Vill you kiss my Arsch?

Marie Motil

by Marie Motil

Story

Little Oma was nearly as wide as she was short. Her feet ached all the time, so she wore my old, super-sized Nikes which she had fished out of the trash can.

It was 1998 and to Omas’ dismay, I was still thin and strong, climbing mountains in my pregnancy whenever I could. She was determined to keep me at home and fatten me up with her delicious cooking. If I locked the door to the flat, she jimmied it open with some tools from the workshop. She simply walked in, knowing damn well that we couldn’t be annoyed if she was bearing food. The meal offerings weren’t because she particularly liked me, they were a direct food chute to the baby that she was eagerly waiting to feed and cuddle. She was so short and I am so tall, it felt like she was always talking to my belly anyway.

I couldn’t understand her Schwabian German dialect. We got through our days communicating but not comprehending each other. She would cook and I would eat.

There was no talking around a word. If I didn’t know the word for spoon, I would describe it as “the thing you eat soup with”. That really annoyed her. “Löffel!” she’d snap at me.

Oma was very proud that she could outdo my German skills with her English. She could count from “von, two tree”….all the way past “tventy-two”. Her sister, after a visit to relatives in America, taught Oma to politely ask “Vill you kiss my Arsch?”

One day Oma confronted me with a small, wilted plant I had thrown out that morning. She said, “Du muss giessen”. I had never heard the verb giessen before. In my mind it could have meant anything but it certainly didn’t sound to me like “water the plant.” Instead, I formed my own sentence that sounded, to my ear at least, a lot more correct. I told her that I had indeed “irrigated” the wilted plant. Ich habe bewässert. She stared at me silently. I knew that I had said something wrong. I repeated my sentence trying out all the verbs that sounded like water in German: Wassern? Wasser geben? Gewässert? Wasser on the Pflanze? She looked at me, disgusted. “GIESSEN!” she snapped.

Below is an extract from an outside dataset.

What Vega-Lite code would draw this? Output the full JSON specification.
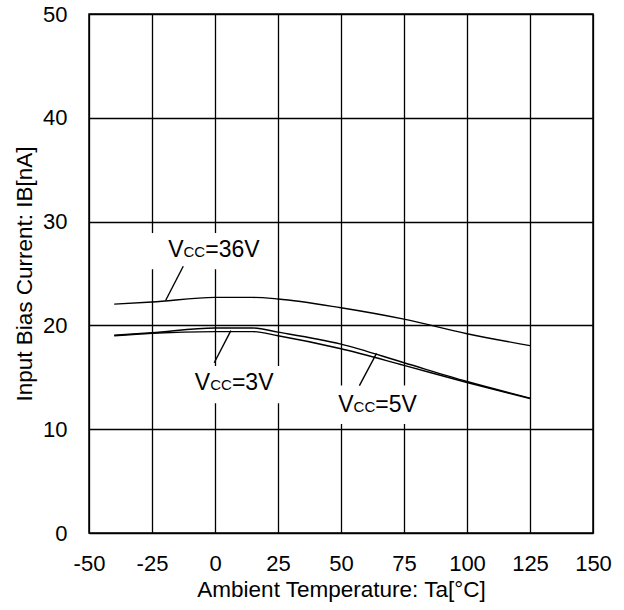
{
  "$schema": "https://vega.github.io/schema/vega-lite/v6.json",
  "width": 504,
  "height": 519,
  "autosize": {"type": "none"},
  "padding": {"left": 89, "top": 14, "right": 31, "bottom": 77},
  "background": "white",
  "config": {
    "font": "Liberation Sans",
    "view": {"stroke": "black", "strokeWidth": 1.5},
    "axis": {
      "grid": true, "gridColor": "black", "gridWidth": 1.3, "gridOpacity": 1,
      "domain": false, "ticks": false, "labelFlush": false, "labelOverlap": false,
      "labelFont": "Liberation Sans", "labelFontSize": 22, "labelColor": "black",
      "labelExpr": "'' + datum.value",
      "titleFont": "Liberation Sans", "titleFontSize": 22.5, "titleColor": "black", "titleFontWeight": "normal"
    }
  },
  "datasets": {
    "curves": [
      {"T": -40, "I": 22.05, "s": "36V"}, {"T": -25, "I": 22.25, "s": "36V"}, {"T": 0, "I": 22.7, "s": "36V"},
      {"T": 15, "I": 22.7, "s": "36V"}, {"T": 25, "I": 22.55, "s": "36V"}, {"T": 50, "I": 21.7, "s": "36V"},
      {"T": 75, "I": 20.6, "s": "36V"}, {"T": 100, "I": 19.2, "s": "36V"}, {"T": 125, "I": 18.05, "s": "36V"},
      {"T": -40, "I": 19.05, "s": "5V"}, {"T": -25, "I": 19.3, "s": "5V"}, {"T": 0, "I": 19.75, "s": "5V"},
      {"T": 15, "I": 19.75, "s": "5V"}, {"T": 25, "I": 19.35, "s": "5V"}, {"T": 50, "I": 18.2, "s": "5V"},
      {"T": 75, "I": 16.4, "s": "5V"}, {"T": 100, "I": 14.6, "s": "5V"}, {"T": 125, "I": 13.0, "s": "5V"},
      {"T": -40, "I": 19.0, "s": "3V"}, {"T": -25, "I": 19.25, "s": "3V"}, {"T": 0, "I": 19.4, "s": "3V"},
      {"T": 15, "I": 19.4, "s": "3V"}, {"T": 25, "I": 19.0, "s": "3V"}, {"T": 50, "I": 17.75, "s": "3V"},
      {"T": 75, "I": 16.15, "s": "3V"}, {"T": 100, "I": 14.5, "s": "3V"}, {"T": 125, "I": 12.95, "s": "3V"}
    ],
    "boxes": [
      {"x1": -28, "x2": 22, "y1": 25.4, "y2": 28.9},
      {"x1": -10, "x2": 27, "y1": 12.5, "y2": 16.1},
      {"x1": 45, "x2": 82, "y1": 10.5, "y2": 14.2}
    ],
    "pointers": [
      {"x1": -12.6, "y1": 25.7, "x2": -19.6, "y2": 22.4},
      {"x1": -0.3, "y1": 16.4, "x2": 6.3, "y2": 19.5},
      {"x1": 57.3, "y1": 14.2, "x2": 64.1, "y2": 17.3}
    ],
    "labels": [
      {"T": -12.5, "I": 26.6, "v": "V", "cc": "CC", "rest": "=36V"},
      {"T": -1.9, "I": 13.8, "v": "V", "cc": "CC", "rest": "=3V"},
      {"T": 55.0, "I": 11.7, "v": "V", "cc": "CC", "rest": "=5V"}
    ]
  },
  "layer": [
    {
      "data": {"name": "boxes"},
      "mark": {"type": "rect", "fill": "white", "stroke": null},
      "encoding": {
        "x": {"field": "x1", "type": "quantitative", "scale": {"domain": [-50, 150], "nice": false},
              "axis": {"values": [-50, -25, 0, 25, 50, 75, 100, 125, 150], "labelPadding": 20, "titlePadding": 4},
              "title": "Ambient Temperature: Ta[°C]"},
        "x2": {"field": "x2"},
        "y": {"field": "y1", "type": "quantitative", "scale": {"domain": [0, 50], "nice": false},
              "axis": {"values": [0, 10, 20, 30, 40, 50], "labelPadding": 22, "titlePadding": 6},
              "title": "Input Bias Current: IB[nA]"},
        "y2": {"field": "y2"}
      }
    },
    {
      "data": {"name": "curves"},
      "mark": {"type": "line", "color": "black", "strokeWidth": 1.4, "interpolate": "monotone"},
      "encoding": {
        "x": {"field": "T", "type": "quantitative"},
        "y": {"field": "I", "type": "quantitative"},
        "detail": {"field": "s"}
      }
    },
    {
      "data": {"name": "pointers"},
      "mark": {"type": "rule", "color": "black", "strokeWidth": 1.4},
      "encoding": {
        "x": {"field": "x1", "type": "quantitative"},
        "y": {"field": "y1", "type": "quantitative"},
        "x2": {"field": "x2"},
        "y2": {"field": "y2"}
      }
    },
    {
      "data": {"name": "labels"},
      "mark": {"type": "text", "font": "Liberation Sans", "fontSize": 23, "color": "black", "baseline": "alphabetic", "align": "right"},
      "encoding": {
        "x": {"field": "T", "type": "quantitative"},
        "y": {"field": "I", "type": "quantitative"},
        "text": {"field": "v"}
      }
    },
    {
      "data": {"name": "labels"},
      "mark": {"type": "text", "font": "Liberation Sans", "fontSize": 15, "color": "black", "baseline": "alphabetic", "align": "left"},
      "encoding": {
        "x": {"field": "T", "type": "quantitative"},
        "y": {"field": "I", "type": "quantitative"},
        "text": {"field": "cc"}
      }
    },
    {
      "data": {"name": "labels"},
      "mark": {"type": "text", "font": "Liberation Sans", "fontSize": 23, "color": "black", "baseline": "alphabetic", "align": "left", "dx": 21.7},
      "encoding": {
        "x": {"field": "T", "type": "quantitative"},
        "y": {"field": "I", "type": "quantitative"},
        "text": {"field": "rest"}
      }
    }
  ]
}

I was desperate to know what she wanted. Prune it? Plant it? Fertilize it? All I needed to do was water it but she stood there demanding that I excercise some brutal German verb upon it.

So, I did what every language beginner does, I used my hands and feet. With great theater, I enacted a cascade of water over the plant. With wiggling fingers, I simulated droplets of water dripping from an imaginary canister. I finished my performance with a confident German sentence; “Mich schon bewässert!” Now she must certainly know what I am talking about!

Oma rewarded my performance with a blank stare. She slowly turned around and shuffled away, shaking her head and grumbling about what I can imagine was a growing list of my verbal shortcomings. I stood on the doorstep alone for a moment, insecure about my language skills and my failed attempt to speak with my hands and feet. I knew it would be a long road to improve my German in the future, but for now, I would just have to hide my trash better.